-------- DATASET EXTRACT --------
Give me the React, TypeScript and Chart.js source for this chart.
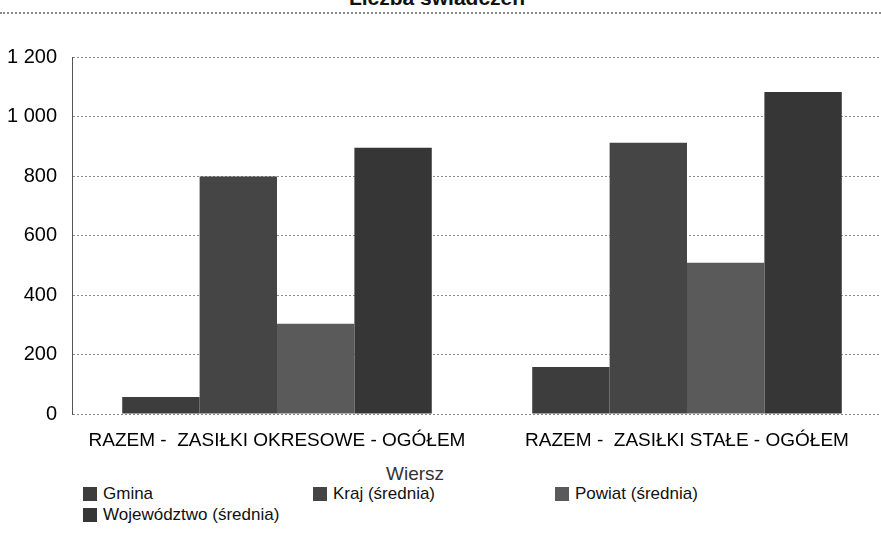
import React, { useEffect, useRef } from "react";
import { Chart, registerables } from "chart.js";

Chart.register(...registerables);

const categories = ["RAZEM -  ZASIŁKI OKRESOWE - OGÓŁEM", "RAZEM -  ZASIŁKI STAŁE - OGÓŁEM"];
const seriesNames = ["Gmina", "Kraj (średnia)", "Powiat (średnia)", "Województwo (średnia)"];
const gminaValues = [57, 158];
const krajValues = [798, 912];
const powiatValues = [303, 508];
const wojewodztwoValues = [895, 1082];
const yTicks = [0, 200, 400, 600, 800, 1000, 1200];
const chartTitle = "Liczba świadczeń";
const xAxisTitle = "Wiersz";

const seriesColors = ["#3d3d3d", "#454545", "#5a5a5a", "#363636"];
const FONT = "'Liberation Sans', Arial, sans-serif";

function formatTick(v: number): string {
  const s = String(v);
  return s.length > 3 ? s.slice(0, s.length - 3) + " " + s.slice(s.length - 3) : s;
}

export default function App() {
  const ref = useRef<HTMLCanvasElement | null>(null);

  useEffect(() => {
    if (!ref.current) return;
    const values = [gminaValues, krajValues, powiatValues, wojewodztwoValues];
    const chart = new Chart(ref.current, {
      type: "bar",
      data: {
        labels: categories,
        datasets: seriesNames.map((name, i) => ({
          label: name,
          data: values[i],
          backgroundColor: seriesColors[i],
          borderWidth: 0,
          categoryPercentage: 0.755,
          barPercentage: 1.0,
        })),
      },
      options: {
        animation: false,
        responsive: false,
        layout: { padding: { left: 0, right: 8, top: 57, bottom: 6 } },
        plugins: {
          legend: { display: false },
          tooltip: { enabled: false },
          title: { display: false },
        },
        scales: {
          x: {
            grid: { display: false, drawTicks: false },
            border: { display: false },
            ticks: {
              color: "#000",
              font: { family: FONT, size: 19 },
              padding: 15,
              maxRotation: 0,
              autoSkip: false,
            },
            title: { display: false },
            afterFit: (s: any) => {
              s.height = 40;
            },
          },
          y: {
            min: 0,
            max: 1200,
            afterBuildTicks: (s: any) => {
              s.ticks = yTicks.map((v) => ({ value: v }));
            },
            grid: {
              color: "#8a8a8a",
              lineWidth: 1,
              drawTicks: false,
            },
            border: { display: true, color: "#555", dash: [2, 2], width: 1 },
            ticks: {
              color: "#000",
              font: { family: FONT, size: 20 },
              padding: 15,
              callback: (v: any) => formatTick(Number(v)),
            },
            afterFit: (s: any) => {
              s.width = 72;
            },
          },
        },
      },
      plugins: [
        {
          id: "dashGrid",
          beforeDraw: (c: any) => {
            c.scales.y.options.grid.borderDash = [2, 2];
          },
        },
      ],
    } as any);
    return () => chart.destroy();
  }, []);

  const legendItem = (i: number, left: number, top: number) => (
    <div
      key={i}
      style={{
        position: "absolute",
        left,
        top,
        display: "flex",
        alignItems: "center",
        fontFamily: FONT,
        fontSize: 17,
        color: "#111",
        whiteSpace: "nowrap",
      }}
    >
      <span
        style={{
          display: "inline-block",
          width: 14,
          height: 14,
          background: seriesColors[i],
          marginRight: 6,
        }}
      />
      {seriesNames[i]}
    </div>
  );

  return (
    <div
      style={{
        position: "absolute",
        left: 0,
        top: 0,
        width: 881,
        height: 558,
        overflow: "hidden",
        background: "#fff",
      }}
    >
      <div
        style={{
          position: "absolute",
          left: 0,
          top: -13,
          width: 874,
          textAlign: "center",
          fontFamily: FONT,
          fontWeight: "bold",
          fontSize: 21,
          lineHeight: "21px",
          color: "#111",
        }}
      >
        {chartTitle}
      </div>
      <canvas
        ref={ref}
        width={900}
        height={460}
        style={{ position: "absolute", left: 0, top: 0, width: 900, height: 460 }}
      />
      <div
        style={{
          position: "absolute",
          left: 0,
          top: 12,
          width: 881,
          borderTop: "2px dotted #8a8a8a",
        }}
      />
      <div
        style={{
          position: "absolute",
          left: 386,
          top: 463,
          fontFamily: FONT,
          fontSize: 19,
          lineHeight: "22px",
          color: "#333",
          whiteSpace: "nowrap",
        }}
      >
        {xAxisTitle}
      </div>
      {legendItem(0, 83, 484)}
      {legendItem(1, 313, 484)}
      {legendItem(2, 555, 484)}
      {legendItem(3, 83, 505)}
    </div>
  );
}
--------
Print the complete listing exactly as it stands, without its pictures.

## RESULT OF THE EXERCISE
Give me the React, TypeScript and Chart.js source for this chart.
import React, { useEffect, useRef } from "react";
import { Chart, registerables } from "chart.js";

Chart.register(...registerables);

const categories = ["RAZEM -  ZASIŁKI OKRESOWE - OGÓŁEM", "RAZEM -  ZASIŁKI STAŁE - OGÓŁEM"];
const seriesNames = ["Gmina", "Kraj (średnia)", "Powiat (średnia)", "Województwo (średnia)"];
const gminaValues = [57, 158];
const krajValues = [798, 912];
const powiatValues = [303, 508];
const wojewodztwoValues = [895, 1082];
const yTicks = [0, 200, 400, 600, 800, 1000, 1200];
const chartTitle = "Liczba świadczeń";
const xAxisTitle = "Wiersz";

const seriesColors = ["#3d3d3d", "#454545", "#5a5a5a", "#363636"];
const FONT = "'Liberation Sans', Arial, sans-serif";

function formatTick(v: number): string {
  const s = String(v);
  return s.length > 3 ? s.slice(0, s.length - 3) + " " + s.slice(s.length - 3) : s;
}

export default function App() {
  const ref = useRef<HTMLCanvasElement | null>(null);

  useEffect(() => {
    if (!ref.current) return;
    const values = [gminaValues, krajValues, powiatValues, wojewodztwoValues];
    const chart = new Chart(ref.current, {
      type: "bar",
      data: {
        labels: categories,
        datasets: seriesNames.map((name, i) => ({
          label: name,
          data: values[i],
          backgroundColor: seriesColors[i],
          borderWidth: 0,
          categoryPercentage: 0.755,
          barPercentage: 1.0,
        })),
      },
      options: {
        animation: false,
        responsive: false,
        layout: { padding: { left: 0, right: 8, top: 57, bottom: 6 } },
        plugins: {
          legend: { display: false },
          tooltip: { enabled: false },
          title: { display: false },
        },
        scales: {
          x: {
            grid: { display: false, drawTicks: false },
            border: { display: false },
            ticks: {
              color: "#000",
              font: { family: FONT, size: 19 },
              padding: 15,
              maxRotation: 0,
              autoSkip: false,
            },
            title: { display: false },
            afterFit: (s: any) => {
              s.height = 40;
            },
          },
          y: {
            min: 0,
            max: 1200,
            afterBuildTicks: (s: any) => {
              s.ticks = yTicks.map((v) => ({ value: v }));
            },
            grid: {
              color: "#8a8a8a",
              lineWidth: 1,
              drawTicks: false,
            },
            border: { display: true, color: "#555", dash: [2, 2], width: 1 },
            ticks: {
              color: "#000",
              font: { family: FONT, size: 20 },
              padding: 15,
              callback: (v: any) => formatTick(Number(v)),
            },
            afterFit: (s: any) => {
              s.width = 72;
            },
          },
        },
      },
      plugins: [
        {
          id: "dashGrid",
          beforeDraw: (c: any) => {
            c.scales.y.options.grid.borderDash = [2, 2];
          },
        },
      ],
    } as any);
    return () => chart.destroy();
  }, []);

  const legendItem = (i: number, left: number, top: number) => (
    <div
      key={i}
      style={{
        position: "absolute",
        left,
        top,
        display: "flex",
        alignItems: "center",
        fontFamily: FONT,
        fontSize: 17,
        color: "#111",
        whiteSpace: "nowrap",
      }}
    >
      <span
        style={{
          display: "inline-block",
          width: 14,
          height: 14,
          background: seriesColors[i],
          marginRight: 6,
        }}
      />
      {seriesNames[i]}
    </div>
  );

  return (
    <div
      style={{
        position: "absolute",
        left: 0,
        top: 0,
        width: 881,
        height: 558,
        overflow: "hidden",
        background: "#fff",
      }}
    >
      <div
        style={{
          position: "absolute",
          left: 0,
          top: -13,
          width: 874,
          textAlign: "center",
          fontFamily: FONT,
          fontWeight: "bold",
          fontSize: 21,
          lineHeight: "21px",
          color: "#111",
        }}
      >
        {chartTitle}
      </div>
      <canvas
        ref={ref}
        width={900}
        height={460}
        style={{ position: "absolute", left: 0, top: 0, width: 900, height: 460 }}
      />
      <div
        style={{
          position: "absolute",
          left: 0,
          top: 12,
          width: 881,
          borderTop: "2px dotted #8a8a8a",
        }}
      />
      <div
        style={{
          position: "absolute",
          left: 386,
          top: 463,
          fontFamily: FONT,
          fontSize: 19,
          lineHeight: "22px",
          color: "#333",
          whiteSpace: "nowrap",
        }}
      >
        {xAxisTitle}
      </div>
      {legendItem(0, 83, 484)}
      {legendItem(1, 313, 484)}
      {legendItem(2, 555, 484)}
      {legendItem(3, 83, 505)}
    </div>
  );
}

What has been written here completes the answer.